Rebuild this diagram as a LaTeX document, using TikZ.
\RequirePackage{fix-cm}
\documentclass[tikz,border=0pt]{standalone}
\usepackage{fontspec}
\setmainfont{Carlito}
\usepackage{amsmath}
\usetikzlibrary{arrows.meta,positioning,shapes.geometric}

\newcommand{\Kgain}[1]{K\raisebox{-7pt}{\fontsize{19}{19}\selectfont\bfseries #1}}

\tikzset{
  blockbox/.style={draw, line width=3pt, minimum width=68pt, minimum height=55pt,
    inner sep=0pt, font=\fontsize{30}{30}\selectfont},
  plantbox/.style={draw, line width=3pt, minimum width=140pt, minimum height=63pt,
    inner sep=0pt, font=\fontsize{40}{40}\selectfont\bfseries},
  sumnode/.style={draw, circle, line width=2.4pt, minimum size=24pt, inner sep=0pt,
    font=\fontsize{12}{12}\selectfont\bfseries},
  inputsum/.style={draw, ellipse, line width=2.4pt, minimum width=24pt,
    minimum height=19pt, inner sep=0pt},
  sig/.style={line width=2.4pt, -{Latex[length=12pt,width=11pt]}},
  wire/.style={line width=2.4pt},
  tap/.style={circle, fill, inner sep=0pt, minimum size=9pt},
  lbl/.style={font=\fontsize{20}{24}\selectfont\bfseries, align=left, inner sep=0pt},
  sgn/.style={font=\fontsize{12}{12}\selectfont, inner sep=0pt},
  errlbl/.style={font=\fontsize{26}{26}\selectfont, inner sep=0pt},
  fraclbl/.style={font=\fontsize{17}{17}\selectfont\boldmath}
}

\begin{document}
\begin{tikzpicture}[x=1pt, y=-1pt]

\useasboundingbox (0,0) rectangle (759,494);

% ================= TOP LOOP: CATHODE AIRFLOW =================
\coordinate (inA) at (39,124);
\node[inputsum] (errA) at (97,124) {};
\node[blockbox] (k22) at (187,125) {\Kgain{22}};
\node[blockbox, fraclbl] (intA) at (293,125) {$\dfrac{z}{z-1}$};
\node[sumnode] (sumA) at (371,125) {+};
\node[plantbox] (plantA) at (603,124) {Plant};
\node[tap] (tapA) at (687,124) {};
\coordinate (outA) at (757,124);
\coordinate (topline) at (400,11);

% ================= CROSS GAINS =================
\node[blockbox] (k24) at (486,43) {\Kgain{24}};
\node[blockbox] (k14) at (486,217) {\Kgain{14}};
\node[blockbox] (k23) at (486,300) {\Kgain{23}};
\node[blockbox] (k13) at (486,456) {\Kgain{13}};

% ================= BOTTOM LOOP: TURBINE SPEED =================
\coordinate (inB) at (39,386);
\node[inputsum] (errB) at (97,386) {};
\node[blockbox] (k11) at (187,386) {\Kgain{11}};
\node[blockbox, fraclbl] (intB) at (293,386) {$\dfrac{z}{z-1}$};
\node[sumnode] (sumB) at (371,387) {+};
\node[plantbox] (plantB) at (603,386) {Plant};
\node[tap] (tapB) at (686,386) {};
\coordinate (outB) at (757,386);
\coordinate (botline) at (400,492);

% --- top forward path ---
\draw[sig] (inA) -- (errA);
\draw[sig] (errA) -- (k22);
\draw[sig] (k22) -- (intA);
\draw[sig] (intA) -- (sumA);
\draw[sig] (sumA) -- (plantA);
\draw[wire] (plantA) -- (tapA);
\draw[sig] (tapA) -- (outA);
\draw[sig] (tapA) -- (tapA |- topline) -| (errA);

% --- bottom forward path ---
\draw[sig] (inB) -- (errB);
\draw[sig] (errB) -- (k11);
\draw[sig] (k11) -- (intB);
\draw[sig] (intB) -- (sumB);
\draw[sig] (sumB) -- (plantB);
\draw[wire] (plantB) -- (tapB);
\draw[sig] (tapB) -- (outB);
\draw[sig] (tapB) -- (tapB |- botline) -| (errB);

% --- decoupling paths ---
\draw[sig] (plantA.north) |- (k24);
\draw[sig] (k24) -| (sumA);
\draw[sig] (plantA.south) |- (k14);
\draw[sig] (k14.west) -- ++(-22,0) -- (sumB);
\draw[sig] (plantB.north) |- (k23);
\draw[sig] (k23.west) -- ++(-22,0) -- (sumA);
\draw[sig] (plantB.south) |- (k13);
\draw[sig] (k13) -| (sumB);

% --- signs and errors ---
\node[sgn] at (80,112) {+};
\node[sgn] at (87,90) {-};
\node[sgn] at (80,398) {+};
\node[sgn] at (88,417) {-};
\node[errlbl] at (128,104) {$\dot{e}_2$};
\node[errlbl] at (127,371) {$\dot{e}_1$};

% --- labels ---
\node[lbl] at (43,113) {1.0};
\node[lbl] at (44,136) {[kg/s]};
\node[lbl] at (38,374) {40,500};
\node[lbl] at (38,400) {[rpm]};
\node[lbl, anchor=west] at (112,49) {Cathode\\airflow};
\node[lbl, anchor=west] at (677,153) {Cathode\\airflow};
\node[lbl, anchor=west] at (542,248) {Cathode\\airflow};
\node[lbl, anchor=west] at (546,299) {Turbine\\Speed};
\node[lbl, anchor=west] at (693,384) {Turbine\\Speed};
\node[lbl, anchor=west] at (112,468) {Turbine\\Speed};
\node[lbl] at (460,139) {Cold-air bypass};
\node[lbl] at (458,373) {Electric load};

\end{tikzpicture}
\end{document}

TASK REQUIREMENTS - Reproduce the data in its entirety, matching each character.

WORKED ANSWER -
Rebuild this diagram as a LaTeX document, using TikZ.
\RequirePackage{fix-cm}
\documentclass[tikz,border=0pt]{standalone}
\usepackage{fontspec}
\setmainfont{Carlito}
\usepackage{amsmath}
\usetikzlibrary{arrows.meta,positioning,shapes.geometric}

\newcommand{\Kgain}[1]{K\raisebox{-7pt}{\fontsize{19}{19}\selectfont\bfseries #1}}

\tikzset{
  blockbox/.style={draw, line width=3pt, minimum width=68pt, minimum height=55pt,
    inner sep=0pt, font=\fontsize{30}{30}\selectfont},
  plantbox/.style={draw, line width=3pt, minimum width=140pt, minimum height=63pt,
    inner sep=0pt, font=\fontsize{40}{40}\selectfont\bfseries},
  sumnode/.style={draw, circle, line width=2.4pt, minimum size=24pt, inner sep=0pt,
    font=\fontsize{12}{12}\selectfont\bfseries},
  inputsum/.style={draw, ellipse, line width=2.4pt, minimum width=24pt,
    minimum height=19pt, inner sep=0pt},
  sig/.style={line width=2.4pt, -{Latex[length=12pt,width=11pt]}},
  wire/.style={line width=2.4pt},
  tap/.style={circle, fill, inner sep=0pt, minimum size=9pt},
  lbl/.style={font=\fontsize{20}{24}\selectfont\bfseries, align=left, inner sep=0pt},
  sgn/.style={font=\fontsize{12}{12}\selectfont, inner sep=0pt},
  errlbl/.style={font=\fontsize{26}{26}\selectfont, inner sep=0pt},
  fraclbl/.style={font=\fontsize{17}{17}\selectfont\boldmath}
}

\begin{document}
\begin{tikzpicture}[x=1pt, y=-1pt]

\useasboundingbox (0,0) rectangle (759,494);

% ================= TOP LOOP: CATHODE AIRFLOW =================
\coordinate (inA) at (39,124);
\node[inputsum] (errA) at (97,124) {};
\node[blockbox] (k22) at (187,125) {\Kgain{22}};
\node[blockbox, fraclbl] (intA) at (293,125) {$\dfrac{z}{z-1}$};
\node[sumnode] (sumA) at (371,125) {+};
\node[plantbox] (plantA) at (603,124) {Plant};
\node[tap] (tapA) at (687,124) {};
\coordinate (outA) at (757,124);
\coordinate (topline) at (400,11);

% ================= CROSS GAINS =================
\node[blockbox] (k24) at (486,43) {\Kgain{24}};
\node[blockbox] (k14) at (486,217) {\Kgain{14}};
\node[blockbox] (k23) at (486,300) {\Kgain{23}};
\node[blockbox] (k13) at (486,456) {\Kgain{13}};

% ================= BOTTOM LOOP: TURBINE SPEED =================
\coordinate (inB) at (39,386);
\node[inputsum] (errB) at (97,386) {};
\node[blockbox] (k11) at (187,386) {\Kgain{11}};
\node[blockbox, fraclbl] (intB) at (293,386) {$\dfrac{z}{z-1}$};
\node[sumnode] (sumB) at (371,387) {+};
\node[plantbox] (plantB) at (603,386) {Plant};
\node[tap] (tapB) at (686,386) {};
\coordinate (outB) at (757,386);
\coordinate (botline) at (400,492);

% --- top forward path ---
\draw[sig] (inA) -- (errA);
\draw[sig] (errA) -- (k22);
\draw[sig] (k22) -- (intA);
\draw[sig] (intA) -- (sumA);
\draw[sig] (sumA) -- (plantA);
\draw[wire] (plantA) -- (tapA);
\draw[sig] (tapA) -- (outA);
\draw[sig] (tapA) -- (tapA |- topline) -| (errA);

% --- bottom forward path ---
\draw[sig] (inB) -- (errB);
\draw[sig] (errB) -- (k11);
\draw[sig] (k11) -- (intB);
\draw[sig] (intB) -- (sumB);
\draw[sig] (sumB) -- (plantB);
\draw[wire] (plantB) -- (tapB);
\draw[sig] (tapB) -- (outB);
\draw[sig] (tapB) -- (tapB |- botline) -| (errB);

% --- decoupling paths ---
\draw[sig] (plantA.north) |- (k24);
\draw[sig] (k24) -| (sumA);
\draw[sig] (plantA.south) |- (k14);
\draw[sig] (k14.west) -- ++(-22,0) -- (sumB);
\draw[sig] (plantB.north) |- (k23);
\draw[sig] (k23.west) -- ++(-22,0) -- (sumA);
\draw[sig] (plantB.south) |- (k13);
\draw[sig] (k13) -| (sumB);

% --- signs and errors ---
\node[sgn] at (80,112) {+};
\node[sgn] at (87,90) {-};
\node[sgn] at (80,398) {+};
\node[sgn] at (88,417) {-};
\node[errlbl] at (128,104) {$\dot{e}_2$};
\node[errlbl] at (127,371) {$\dot{e}_1$};

% --- labels ---
\node[lbl] at (43,113) {1.0};
\node[lbl] at (44,136) {[kg/s]};
\node[lbl] at (38,374) {40,500};
\node[lbl] at (38,400) {[rpm]};
\node[lbl, anchor=west] at (112,49) {Cathode\\airflow};
\node[lbl, anchor=west] at (677,153) {Cathode\\airflow};
\node[lbl, anchor=west] at (542,248) {Cathode\\airflow};
\node[lbl, anchor=west] at (546,299) {Turbine\\Speed};
\node[lbl, anchor=west] at (693,384) {Turbine\\Speed};
\node[lbl, anchor=west] at (112,468) {Turbine\\Speed};
\node[lbl] at (460,139) {Cold-air bypass};
\node[lbl] at (458,373) {Electric load};

\end{tikzpicture}
\end{document}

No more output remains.